_Task to carry out_: Start at the line containing "Generate a web", stop at the line containing "600, 440, 300];", and set down every line in that stretch exactly as written, and nothing else.

_Records provided_:
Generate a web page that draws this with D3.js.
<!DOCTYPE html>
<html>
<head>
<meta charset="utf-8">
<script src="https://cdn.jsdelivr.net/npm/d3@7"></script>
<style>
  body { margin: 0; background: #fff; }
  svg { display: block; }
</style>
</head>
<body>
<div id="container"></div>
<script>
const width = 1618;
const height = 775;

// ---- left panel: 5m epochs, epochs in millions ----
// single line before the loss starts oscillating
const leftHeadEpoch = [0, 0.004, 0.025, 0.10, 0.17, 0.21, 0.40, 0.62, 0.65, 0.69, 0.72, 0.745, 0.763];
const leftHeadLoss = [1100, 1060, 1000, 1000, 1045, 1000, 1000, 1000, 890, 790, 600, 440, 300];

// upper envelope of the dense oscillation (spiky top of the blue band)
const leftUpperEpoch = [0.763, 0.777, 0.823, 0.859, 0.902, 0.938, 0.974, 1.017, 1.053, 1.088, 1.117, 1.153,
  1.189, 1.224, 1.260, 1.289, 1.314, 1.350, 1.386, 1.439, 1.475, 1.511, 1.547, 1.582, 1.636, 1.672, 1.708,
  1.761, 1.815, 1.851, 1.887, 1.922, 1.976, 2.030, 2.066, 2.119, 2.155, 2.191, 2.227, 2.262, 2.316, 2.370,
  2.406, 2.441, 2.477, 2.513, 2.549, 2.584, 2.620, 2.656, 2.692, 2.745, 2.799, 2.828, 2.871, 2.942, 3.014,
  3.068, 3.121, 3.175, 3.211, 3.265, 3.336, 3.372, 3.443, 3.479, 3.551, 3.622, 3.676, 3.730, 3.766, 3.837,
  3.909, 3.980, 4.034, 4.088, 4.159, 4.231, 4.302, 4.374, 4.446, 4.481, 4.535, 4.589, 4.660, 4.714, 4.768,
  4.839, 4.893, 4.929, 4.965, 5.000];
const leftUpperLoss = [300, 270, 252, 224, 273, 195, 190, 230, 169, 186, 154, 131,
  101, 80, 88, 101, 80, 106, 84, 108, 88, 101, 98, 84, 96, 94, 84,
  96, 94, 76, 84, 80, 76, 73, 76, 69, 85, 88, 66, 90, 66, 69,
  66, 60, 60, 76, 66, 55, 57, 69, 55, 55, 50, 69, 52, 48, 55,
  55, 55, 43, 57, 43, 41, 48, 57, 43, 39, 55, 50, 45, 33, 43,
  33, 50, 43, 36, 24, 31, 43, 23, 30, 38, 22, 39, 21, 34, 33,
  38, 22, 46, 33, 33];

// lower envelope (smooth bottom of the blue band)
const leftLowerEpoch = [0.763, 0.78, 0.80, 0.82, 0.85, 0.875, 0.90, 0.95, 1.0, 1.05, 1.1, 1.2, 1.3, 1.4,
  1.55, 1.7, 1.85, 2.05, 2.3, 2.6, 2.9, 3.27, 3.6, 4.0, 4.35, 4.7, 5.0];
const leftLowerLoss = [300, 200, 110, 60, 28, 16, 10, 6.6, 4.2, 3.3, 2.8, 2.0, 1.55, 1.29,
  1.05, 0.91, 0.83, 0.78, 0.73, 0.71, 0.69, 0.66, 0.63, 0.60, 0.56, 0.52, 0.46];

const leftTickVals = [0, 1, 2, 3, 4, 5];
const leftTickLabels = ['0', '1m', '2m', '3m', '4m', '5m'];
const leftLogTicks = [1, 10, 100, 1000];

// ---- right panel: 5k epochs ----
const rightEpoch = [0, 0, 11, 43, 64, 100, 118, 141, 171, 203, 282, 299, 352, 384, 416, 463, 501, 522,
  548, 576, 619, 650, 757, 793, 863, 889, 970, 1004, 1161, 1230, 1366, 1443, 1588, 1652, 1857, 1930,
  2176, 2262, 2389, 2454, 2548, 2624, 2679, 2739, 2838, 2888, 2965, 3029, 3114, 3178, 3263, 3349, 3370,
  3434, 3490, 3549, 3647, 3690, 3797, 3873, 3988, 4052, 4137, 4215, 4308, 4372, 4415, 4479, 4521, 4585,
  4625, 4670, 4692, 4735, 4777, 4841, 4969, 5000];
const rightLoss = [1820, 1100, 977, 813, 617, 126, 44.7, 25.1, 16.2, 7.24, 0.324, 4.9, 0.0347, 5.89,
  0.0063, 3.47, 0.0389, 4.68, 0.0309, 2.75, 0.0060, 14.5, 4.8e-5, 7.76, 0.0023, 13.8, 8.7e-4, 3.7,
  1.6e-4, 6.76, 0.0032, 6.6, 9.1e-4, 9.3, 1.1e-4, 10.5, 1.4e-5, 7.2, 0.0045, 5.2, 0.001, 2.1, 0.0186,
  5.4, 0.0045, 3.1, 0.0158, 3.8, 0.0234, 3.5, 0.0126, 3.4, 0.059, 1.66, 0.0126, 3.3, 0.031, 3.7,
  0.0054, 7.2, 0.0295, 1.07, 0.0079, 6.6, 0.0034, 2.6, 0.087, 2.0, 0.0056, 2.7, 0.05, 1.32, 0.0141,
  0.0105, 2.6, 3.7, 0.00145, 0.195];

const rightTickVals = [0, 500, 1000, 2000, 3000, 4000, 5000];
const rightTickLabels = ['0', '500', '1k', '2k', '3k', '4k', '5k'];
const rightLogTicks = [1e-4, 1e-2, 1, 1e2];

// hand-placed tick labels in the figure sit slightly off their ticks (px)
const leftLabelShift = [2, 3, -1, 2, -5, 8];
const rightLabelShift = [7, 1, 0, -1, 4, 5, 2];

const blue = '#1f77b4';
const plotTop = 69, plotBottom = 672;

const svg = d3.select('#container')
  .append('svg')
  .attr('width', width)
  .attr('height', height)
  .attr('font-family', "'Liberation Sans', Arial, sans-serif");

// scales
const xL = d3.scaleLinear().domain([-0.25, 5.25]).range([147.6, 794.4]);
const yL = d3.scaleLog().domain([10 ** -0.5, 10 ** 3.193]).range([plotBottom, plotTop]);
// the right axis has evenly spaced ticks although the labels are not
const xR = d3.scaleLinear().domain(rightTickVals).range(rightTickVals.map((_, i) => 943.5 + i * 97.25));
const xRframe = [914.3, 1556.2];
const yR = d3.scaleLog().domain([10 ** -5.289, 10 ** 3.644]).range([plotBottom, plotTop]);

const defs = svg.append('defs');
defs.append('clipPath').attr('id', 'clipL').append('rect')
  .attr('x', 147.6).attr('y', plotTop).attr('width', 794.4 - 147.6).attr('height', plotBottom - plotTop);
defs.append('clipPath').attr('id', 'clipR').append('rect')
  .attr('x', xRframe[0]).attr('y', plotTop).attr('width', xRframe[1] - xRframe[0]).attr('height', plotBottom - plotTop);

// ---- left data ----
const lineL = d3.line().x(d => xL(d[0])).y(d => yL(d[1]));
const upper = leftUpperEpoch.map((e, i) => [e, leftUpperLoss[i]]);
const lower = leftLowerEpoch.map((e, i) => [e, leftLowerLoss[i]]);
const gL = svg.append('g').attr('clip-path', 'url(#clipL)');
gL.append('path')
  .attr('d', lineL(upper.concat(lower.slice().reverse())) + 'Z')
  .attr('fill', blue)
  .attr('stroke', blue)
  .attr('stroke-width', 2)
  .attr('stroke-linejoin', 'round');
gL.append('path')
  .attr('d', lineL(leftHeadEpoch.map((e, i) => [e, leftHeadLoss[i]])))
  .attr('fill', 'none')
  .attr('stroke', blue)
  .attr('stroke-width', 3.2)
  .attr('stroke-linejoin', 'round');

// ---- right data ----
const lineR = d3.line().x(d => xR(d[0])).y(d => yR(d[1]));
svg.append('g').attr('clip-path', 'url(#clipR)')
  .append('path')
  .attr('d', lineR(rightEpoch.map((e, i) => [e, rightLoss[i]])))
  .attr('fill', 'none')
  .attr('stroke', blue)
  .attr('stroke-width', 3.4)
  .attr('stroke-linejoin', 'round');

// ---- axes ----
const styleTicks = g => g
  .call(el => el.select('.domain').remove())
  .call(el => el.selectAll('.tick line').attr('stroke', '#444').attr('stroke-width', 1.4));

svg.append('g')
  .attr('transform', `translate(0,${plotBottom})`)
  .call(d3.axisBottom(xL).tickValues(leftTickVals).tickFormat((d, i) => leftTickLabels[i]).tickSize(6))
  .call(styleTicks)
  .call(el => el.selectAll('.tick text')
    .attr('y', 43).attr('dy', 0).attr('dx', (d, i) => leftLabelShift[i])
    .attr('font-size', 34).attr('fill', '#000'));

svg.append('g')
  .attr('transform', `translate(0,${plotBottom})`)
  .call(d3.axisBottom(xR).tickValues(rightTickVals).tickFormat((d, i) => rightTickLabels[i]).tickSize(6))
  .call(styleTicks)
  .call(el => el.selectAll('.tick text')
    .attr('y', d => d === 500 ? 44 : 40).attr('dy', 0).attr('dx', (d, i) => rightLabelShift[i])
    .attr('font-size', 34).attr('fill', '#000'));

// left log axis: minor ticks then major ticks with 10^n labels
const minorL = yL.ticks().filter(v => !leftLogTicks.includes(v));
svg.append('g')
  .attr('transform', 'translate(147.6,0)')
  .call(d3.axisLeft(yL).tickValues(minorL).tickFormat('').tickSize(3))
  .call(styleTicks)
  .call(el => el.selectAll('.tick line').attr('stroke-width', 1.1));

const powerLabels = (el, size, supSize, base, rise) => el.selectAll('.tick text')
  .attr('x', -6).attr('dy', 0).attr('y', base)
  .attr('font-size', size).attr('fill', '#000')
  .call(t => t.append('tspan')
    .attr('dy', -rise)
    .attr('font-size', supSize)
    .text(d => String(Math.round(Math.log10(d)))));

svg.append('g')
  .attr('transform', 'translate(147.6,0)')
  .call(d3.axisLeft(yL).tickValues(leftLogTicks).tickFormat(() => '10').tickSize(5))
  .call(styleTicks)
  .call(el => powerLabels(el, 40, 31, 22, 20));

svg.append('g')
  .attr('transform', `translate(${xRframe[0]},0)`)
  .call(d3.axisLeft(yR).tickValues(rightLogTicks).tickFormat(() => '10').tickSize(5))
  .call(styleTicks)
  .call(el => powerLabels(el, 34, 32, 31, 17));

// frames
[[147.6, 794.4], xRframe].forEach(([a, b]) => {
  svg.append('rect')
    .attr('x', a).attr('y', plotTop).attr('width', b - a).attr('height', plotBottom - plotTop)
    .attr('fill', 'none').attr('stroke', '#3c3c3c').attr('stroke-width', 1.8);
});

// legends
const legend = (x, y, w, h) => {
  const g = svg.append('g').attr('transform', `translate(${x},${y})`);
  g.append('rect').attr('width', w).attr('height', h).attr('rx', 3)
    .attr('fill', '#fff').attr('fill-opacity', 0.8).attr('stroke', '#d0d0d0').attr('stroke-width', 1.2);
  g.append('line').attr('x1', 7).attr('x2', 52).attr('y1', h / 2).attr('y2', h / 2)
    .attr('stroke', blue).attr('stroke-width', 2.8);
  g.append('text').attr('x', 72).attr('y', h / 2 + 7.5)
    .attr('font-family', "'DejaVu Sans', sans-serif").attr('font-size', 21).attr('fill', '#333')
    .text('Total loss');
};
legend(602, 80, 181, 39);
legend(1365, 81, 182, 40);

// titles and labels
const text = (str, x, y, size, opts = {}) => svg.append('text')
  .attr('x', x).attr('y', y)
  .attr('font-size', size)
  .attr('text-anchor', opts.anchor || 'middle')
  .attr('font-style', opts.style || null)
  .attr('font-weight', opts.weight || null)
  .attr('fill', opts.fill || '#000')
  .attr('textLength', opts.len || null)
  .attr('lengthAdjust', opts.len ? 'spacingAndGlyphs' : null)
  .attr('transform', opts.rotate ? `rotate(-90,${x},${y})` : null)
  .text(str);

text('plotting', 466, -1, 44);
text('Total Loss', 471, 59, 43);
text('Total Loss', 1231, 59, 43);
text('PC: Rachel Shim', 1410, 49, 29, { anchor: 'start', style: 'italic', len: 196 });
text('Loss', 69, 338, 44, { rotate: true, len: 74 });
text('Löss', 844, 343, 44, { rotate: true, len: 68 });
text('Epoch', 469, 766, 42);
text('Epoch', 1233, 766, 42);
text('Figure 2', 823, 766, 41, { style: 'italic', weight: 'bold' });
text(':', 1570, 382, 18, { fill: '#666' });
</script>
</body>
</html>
---
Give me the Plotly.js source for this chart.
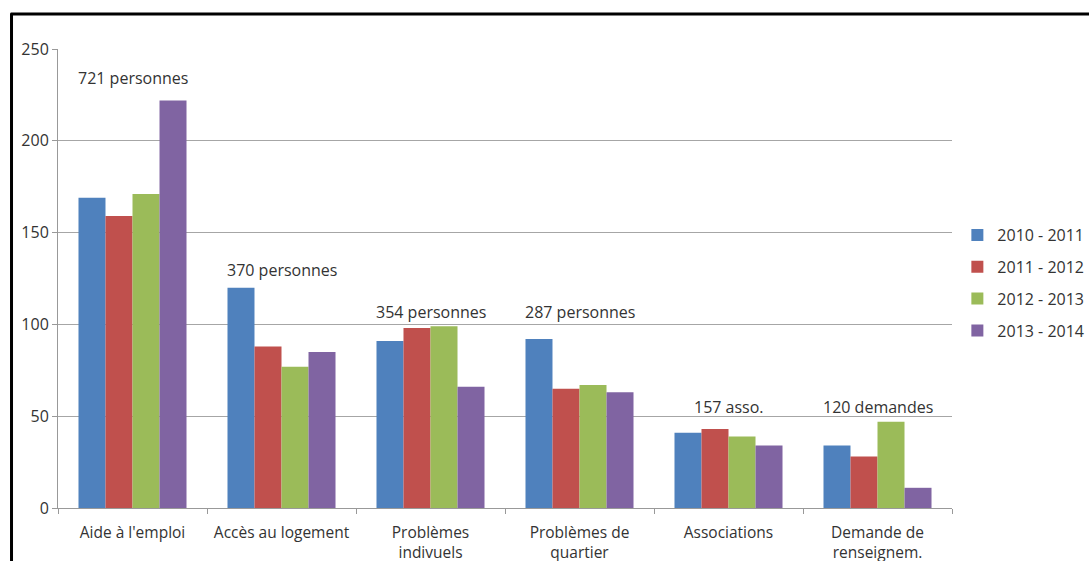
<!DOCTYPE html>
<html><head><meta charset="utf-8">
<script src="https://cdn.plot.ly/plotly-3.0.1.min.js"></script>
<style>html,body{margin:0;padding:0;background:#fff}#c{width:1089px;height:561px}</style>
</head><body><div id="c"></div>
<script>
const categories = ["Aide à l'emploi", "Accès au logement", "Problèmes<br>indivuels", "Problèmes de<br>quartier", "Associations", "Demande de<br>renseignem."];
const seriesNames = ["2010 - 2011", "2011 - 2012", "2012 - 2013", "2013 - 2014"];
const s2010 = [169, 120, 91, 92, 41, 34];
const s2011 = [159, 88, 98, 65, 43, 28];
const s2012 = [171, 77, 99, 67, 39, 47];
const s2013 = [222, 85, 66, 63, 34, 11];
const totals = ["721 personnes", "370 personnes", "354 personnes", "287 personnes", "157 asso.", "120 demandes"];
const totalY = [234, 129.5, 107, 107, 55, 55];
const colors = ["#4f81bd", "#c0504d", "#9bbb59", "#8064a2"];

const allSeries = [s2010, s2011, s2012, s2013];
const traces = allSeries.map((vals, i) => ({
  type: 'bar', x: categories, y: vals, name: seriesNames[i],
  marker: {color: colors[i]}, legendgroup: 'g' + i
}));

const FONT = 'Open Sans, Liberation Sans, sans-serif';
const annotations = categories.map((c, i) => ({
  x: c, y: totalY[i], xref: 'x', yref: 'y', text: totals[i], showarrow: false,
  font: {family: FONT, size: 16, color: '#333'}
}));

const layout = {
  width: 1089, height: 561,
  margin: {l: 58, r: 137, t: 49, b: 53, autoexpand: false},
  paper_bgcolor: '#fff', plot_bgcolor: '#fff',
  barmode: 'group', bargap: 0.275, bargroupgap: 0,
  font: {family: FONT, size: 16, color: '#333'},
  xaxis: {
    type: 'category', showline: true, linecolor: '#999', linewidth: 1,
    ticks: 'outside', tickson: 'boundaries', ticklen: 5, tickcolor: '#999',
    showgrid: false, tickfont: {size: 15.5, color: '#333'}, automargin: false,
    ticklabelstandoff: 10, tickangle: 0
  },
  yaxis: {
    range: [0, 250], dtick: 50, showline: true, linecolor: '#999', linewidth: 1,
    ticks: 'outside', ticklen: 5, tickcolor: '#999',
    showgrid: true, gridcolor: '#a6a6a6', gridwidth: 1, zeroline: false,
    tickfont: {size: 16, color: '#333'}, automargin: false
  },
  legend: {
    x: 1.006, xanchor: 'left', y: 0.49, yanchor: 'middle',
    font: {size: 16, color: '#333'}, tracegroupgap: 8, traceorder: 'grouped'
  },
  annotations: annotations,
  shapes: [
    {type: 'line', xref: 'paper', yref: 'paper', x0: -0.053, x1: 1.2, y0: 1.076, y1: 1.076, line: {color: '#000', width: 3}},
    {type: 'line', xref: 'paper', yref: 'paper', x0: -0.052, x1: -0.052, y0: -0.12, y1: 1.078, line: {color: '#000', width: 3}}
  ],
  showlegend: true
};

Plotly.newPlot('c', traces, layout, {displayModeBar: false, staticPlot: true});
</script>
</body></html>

_Response to this exercise_:
Generate a web page that draws this with D3.js.
<!DOCTYPE html>
<html>
<head>
<meta charset="utf-8">
<script src="https://cdn.jsdelivr.net/npm/d3@7"></script>
<style>
  body { margin: 0; background: #fff; }
  svg { display: block; }
</style>
</head>
<body>
<div id="container"></div>
<script>
const width = 1618;
const height = 775;

// ---- left panel: 5m epochs, epochs in millions ----
// single line before the loss starts oscillating
const leftHeadEpoch = [0, 0.004, 0.025, 0.10, 0.17, 0.21, 0.40, 0.62, 0.65, 0.69, 0.72, 0.745, 0.763];
const leftHeadLoss = [1100, 1060, 1000, 1000, 1045, 1000, 1000, 1000, 890, 790, 600, 440, 300];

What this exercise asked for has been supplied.